Material provided ->
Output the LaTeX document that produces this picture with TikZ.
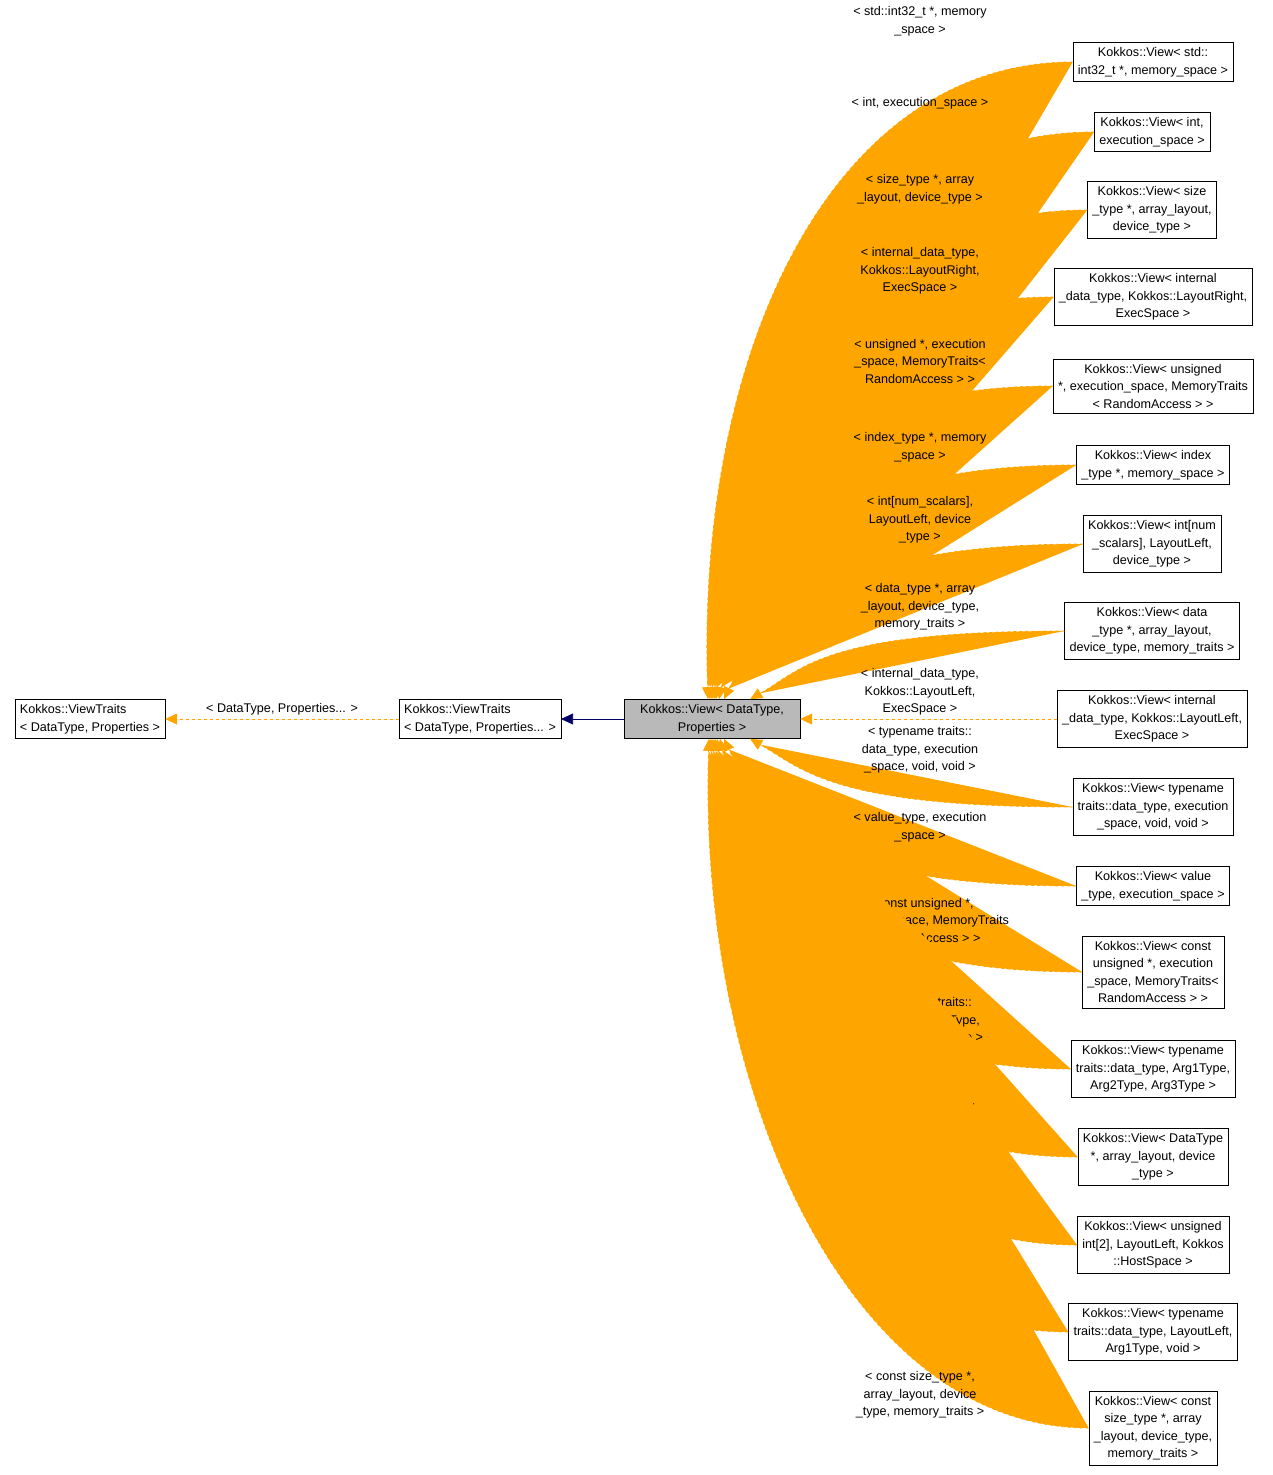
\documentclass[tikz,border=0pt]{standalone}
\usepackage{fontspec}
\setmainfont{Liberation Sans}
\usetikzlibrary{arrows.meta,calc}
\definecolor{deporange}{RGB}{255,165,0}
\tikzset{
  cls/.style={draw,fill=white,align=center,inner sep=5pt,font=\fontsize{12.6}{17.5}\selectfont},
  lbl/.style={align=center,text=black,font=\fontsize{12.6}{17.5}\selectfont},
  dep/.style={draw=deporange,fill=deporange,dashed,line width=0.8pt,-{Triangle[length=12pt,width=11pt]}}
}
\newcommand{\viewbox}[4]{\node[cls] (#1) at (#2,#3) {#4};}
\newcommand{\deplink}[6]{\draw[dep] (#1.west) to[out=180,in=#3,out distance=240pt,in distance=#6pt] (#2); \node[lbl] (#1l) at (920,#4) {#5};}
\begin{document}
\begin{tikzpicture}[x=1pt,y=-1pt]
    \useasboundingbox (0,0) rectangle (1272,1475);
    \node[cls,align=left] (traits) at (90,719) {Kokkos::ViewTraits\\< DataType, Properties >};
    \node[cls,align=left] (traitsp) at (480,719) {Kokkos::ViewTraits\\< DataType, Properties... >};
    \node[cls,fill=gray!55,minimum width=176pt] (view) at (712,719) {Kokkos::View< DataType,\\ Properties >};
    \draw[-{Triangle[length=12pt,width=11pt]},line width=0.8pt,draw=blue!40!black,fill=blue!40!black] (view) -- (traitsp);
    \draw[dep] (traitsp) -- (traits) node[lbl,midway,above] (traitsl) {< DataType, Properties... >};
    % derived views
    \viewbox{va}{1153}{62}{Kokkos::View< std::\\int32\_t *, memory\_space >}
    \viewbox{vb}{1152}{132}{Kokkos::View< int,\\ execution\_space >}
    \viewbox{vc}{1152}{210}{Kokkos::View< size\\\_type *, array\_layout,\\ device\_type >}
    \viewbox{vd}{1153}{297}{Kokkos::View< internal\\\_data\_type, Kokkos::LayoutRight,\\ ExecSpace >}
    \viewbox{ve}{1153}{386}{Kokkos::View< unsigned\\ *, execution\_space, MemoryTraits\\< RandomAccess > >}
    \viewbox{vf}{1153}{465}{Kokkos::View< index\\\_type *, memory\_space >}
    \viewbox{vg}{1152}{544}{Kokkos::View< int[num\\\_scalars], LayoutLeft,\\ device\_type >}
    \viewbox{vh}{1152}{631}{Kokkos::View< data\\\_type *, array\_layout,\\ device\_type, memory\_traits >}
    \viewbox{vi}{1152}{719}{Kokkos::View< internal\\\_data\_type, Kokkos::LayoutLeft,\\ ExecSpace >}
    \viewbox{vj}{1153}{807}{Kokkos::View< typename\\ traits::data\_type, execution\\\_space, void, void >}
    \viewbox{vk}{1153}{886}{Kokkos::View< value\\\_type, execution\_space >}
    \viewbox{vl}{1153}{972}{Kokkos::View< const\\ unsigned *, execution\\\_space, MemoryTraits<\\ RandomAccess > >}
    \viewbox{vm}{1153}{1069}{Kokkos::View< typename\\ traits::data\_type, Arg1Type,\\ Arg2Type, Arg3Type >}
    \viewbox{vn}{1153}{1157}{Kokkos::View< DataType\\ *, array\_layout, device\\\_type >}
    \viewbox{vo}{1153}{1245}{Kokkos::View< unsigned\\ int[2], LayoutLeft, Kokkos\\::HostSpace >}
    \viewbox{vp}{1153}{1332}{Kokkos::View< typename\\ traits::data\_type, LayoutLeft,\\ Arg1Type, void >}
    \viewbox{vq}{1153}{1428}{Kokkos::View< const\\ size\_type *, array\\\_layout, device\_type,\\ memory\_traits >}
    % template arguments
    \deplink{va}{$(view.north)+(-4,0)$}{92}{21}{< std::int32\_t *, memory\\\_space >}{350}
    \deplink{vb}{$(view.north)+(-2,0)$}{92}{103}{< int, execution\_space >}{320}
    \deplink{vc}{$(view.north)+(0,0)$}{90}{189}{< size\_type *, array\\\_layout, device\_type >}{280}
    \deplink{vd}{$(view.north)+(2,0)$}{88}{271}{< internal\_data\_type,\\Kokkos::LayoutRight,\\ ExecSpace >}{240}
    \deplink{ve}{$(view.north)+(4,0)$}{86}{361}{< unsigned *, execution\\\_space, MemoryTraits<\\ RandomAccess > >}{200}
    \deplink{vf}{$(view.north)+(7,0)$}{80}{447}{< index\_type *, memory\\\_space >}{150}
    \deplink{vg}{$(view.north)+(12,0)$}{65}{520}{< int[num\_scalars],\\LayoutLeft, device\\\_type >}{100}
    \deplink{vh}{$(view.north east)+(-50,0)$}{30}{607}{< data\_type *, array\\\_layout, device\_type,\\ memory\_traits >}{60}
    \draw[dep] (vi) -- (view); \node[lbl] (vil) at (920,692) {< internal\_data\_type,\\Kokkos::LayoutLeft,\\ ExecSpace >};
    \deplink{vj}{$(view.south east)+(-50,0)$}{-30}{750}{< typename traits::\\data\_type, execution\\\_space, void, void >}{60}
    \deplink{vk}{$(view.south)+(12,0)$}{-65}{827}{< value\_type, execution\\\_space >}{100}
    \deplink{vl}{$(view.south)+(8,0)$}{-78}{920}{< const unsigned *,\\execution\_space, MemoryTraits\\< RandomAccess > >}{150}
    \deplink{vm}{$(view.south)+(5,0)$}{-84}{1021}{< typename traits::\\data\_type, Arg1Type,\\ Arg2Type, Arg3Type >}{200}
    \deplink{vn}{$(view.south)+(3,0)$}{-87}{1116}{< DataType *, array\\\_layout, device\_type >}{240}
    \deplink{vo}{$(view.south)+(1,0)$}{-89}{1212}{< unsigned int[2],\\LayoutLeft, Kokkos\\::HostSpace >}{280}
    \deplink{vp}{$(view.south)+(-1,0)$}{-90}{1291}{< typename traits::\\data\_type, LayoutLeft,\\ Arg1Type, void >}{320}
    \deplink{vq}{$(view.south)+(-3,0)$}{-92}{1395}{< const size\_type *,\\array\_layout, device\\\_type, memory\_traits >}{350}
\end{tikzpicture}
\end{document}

The problem -> Write out each line of the data exactly; the images should be left out.

Solution for this exercise ->
Output the LaTeX document that produces this picture with TikZ.
\documentclass[tikz,border=0pt]{standalone}
\usepackage{fontspec}
\setmainfont{Liberation Sans}
\usetikzlibrary{arrows.meta,calc}
\definecolor{deporange}{RGB}{255,165,0}
\tikzset{
  cls/.style={draw,fill=white,align=center,inner sep=5pt,font=\fontsize{12.6}{17.5}\selectfont},
  lbl/.style={align=center,text=black,font=\fontsize{12.6}{17.5}\selectfont},
  dep/.style={draw=deporange,fill=deporange,dashed,line width=0.8pt,-{Triangle[length=12pt,width=11pt]}}
}
\newcommand{\viewbox}[4]{\node[cls] (#1) at (#2,#3) {#4};}
\newcommand{\deplink}[6]{\draw[dep] (#1.west) to[out=180,in=#3,out distance=240pt,in distance=#6pt] (#2); \node[lbl] (#1l) at (920,#4) {#5};}
\begin{document}
\begin{tikzpicture}[x=1pt,y=-1pt]
    \useasboundingbox (0,0) rectangle (1272,1475);
    \node[cls,align=left] (traits) at (90,719) {Kokkos::ViewTraits\\< DataType, Properties >};
    \node[cls,align=left] (traitsp) at (480,719) {Kokkos::ViewTraits\\< DataType, Properties... >};
    \node[cls,fill=gray!55,minimum width=176pt] (view) at (712,719) {Kokkos::View< DataType,\\ Properties >};
    \draw[-{Triangle[length=12pt,width=11pt]},line width=0.8pt,draw=blue!40!black,fill=blue!40!black] (view) -- (traitsp);
    \draw[dep] (traitsp) -- (traits) node[lbl,midway,above] (traitsl) {< DataType, Properties... >};
    % derived views
    \viewbox{va}{1153}{62}{Kokkos::View< std::\\int32\_t *, memory\_space >}
    \viewbox{vb}{1152}{132}{Kokkos::View< int,\\ execution\_space >}
    \viewbox{vc}{1152}{210}{Kokkos::View< size\\\_type *, array\_layout,\\ device\_type >}
    \viewbox{vd}{1153}{297}{Kokkos::View< internal\\\_data\_type, Kokkos::LayoutRight,\\ ExecSpace >}
    \viewbox{ve}{1153}{386}{Kokkos::View< unsigned\\ *, execution\_space, MemoryTraits\\< RandomAccess > >}
    \viewbox{vf}{1153}{465}{Kokkos::View< index\\\_type *, memory\_space >}
    \viewbox{vg}{1152}{544}{Kokkos::View< int[num\\\_scalars], LayoutLeft,\\ device\_type >}
    \viewbox{vh}{1152}{631}{Kokkos::View< data\\\_type *, array\_layout,\\ device\_type, memory\_traits >}
    \viewbox{vi}{1152}{719}{Kokkos::View< internal\\\_data\_type, Kokkos::LayoutLeft,\\ ExecSpace >}
    \viewbox{vj}{1153}{807}{Kokkos::View< typename\\ traits::data\_type, execution\\\_space, void, void >}
    \viewbox{vk}{1153}{886}{Kokkos::View< value\\\_type, execution\_space >}
    \viewbox{vl}{1153}{972}{Kokkos::View< const\\ unsigned *, execution\\\_space, MemoryTraits<\\ RandomAccess > >}
    \viewbox{vm}{1153}{1069}{Kokkos::View< typename\\ traits::data\_type, Arg1Type,\\ Arg2Type, Arg3Type >}
    \viewbox{vn}{1153}{1157}{Kokkos::View< DataType\\ *, array\_layout, device\\\_type >}
    \viewbox{vo}{1153}{1245}{Kokkos::View< unsigned\\ int[2], LayoutLeft, Kokkos\\::HostSpace >}
    \viewbox{vp}{1153}{1332}{Kokkos::View< typename\\ traits::data\_type, LayoutLeft,\\ Arg1Type, void >}
    \viewbox{vq}{1153}{1428}{Kokkos::View< const\\ size\_type *, array\\\_layout, device\_type,\\ memory\_traits >}
    % template arguments
    \deplink{va}{$(view.north)+(-4,0)$}{92}{21}{< std::int32\_t *, memory\\\_space >}{350}
    \deplink{vb}{$(view.north)+(-2,0)$}{92}{103}{< int, execution\_space >}{320}
    \deplink{vc}{$(view.north)+(0,0)$}{90}{189}{< size\_type *, array\\\_layout, device\_type >}{280}
    \deplink{vd}{$(view.north)+(2,0)$}{88}{271}{< internal\_data\_type,\\Kokkos::LayoutRight,\\ ExecSpace >}{240}
    \deplink{ve}{$(view.north)+(4,0)$}{86}{361}{< unsigned *, execution\\\_space, MemoryTraits<\\ RandomAccess > >}{200}
    \deplink{vf}{$(view.north)+(7,0)$}{80}{447}{< index\_type *, memory\\\_space >}{150}
    \deplink{vg}{$(view.north)+(12,0)$}{65}{520}{< int[num\_scalars],\\LayoutLeft, device\\\_type >}{100}
    \deplink{vh}{$(view.north east)+(-50,0)$}{30}{607}{< data\_type *, array\\\_layout, device\_type,\\ memory\_traits >}{60}
    \draw[dep] (vi) -- (view); \node[lbl] (vil) at (920,692) {< internal\_data\_type,\\Kokkos::LayoutLeft,\\ ExecSpace >};
    \deplink{vj}{$(view.south east)+(-50,0)$}{-30}{750}{< typename traits::\\data\_type, execution\\\_space, void, void >}{60}
    \deplink{vk}{$(view.south)+(12,0)$}{-65}{827}{< value\_type, execution\\\_space >}{100}
    \deplink{vl}{$(view.south)+(8,0)$}{-78}{920}{< const unsigned *,\\execution\_space, MemoryTraits\\< RandomAccess > >}{150}
    \deplink{vm}{$(view.south)+(5,0)$}{-84}{1021}{< typename traits::\\data\_type, Arg1Type,\\ Arg2Type, Arg3Type >}{200}
    \deplink{vn}{$(view.south)+(3,0)$}{-87}{1116}{< DataType *, array\\\_layout, device\_type >}{240}
    \deplink{vo}{$(view.south)+(1,0)$}{-89}{1212}{< unsigned int[2],\\LayoutLeft, Kokkos\\::HostSpace >}{280}
    \deplink{vp}{$(view.south)+(-1,0)$}{-90}{1291}{< typename traits::\\data\_type, LayoutLeft,\\ Arg1Type, void >}{320}
    \deplink{vq}{$(view.south)+(-3,0)$}{-92}{1395}{< const size\_type *,\\array\_layout, device\\\_type, memory\_traits >}{350}
\end{tikzpicture}
\end{document}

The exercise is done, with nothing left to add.